Benjamin Vogt said...

I'm a fan of this conversation and garden theory, but this zero nature stuff seems a bit, oh, fluff. Someone too concerned with posturing and carving out a piece o the pi for themselves (I see this in language poetry in the ivory towers all the time). Zero nature, it seems to me by its very nature, is not zero at all, but a the dimension in flux and intertwining among all three natures. Look at that, I'm playing the fluff game.

Plinius said...

I know what you mean, although I think it's OK as a description of the particular garden motifs Jencks is creating. But it doesn't seem to have much wider applicability.

Mark said...

People ask me why I named my company what I did, which is nicely described by your post. The idea of a more holistic or maybe integrated third nature bringing in an aesthetic concept is appealing and works on many levels.

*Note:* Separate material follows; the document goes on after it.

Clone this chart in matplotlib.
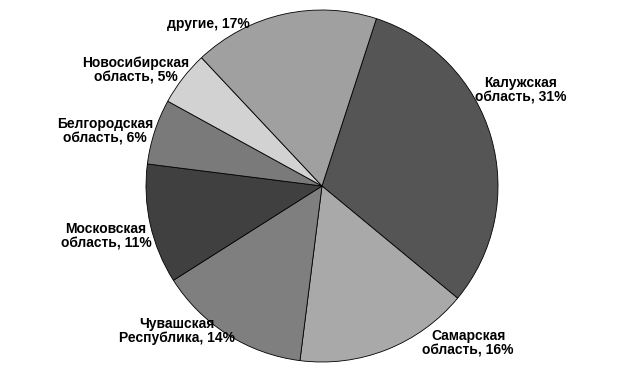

Now I can just point people to your explanation of the background :-)

Urška Škerl said...

True, Jencks is using this "zero" nature but only to enrich his aesthetics not in any "gravitation enhancing" way, or does zero nature knows gender:) anyway, wanted to say about the third landscape, you might be interested in - is a concept by Gilles Clement on resilient nature that returnes to soils after human intervention is finished on a site - ex factories, quarries.. not connected to third nature though, but to third estate.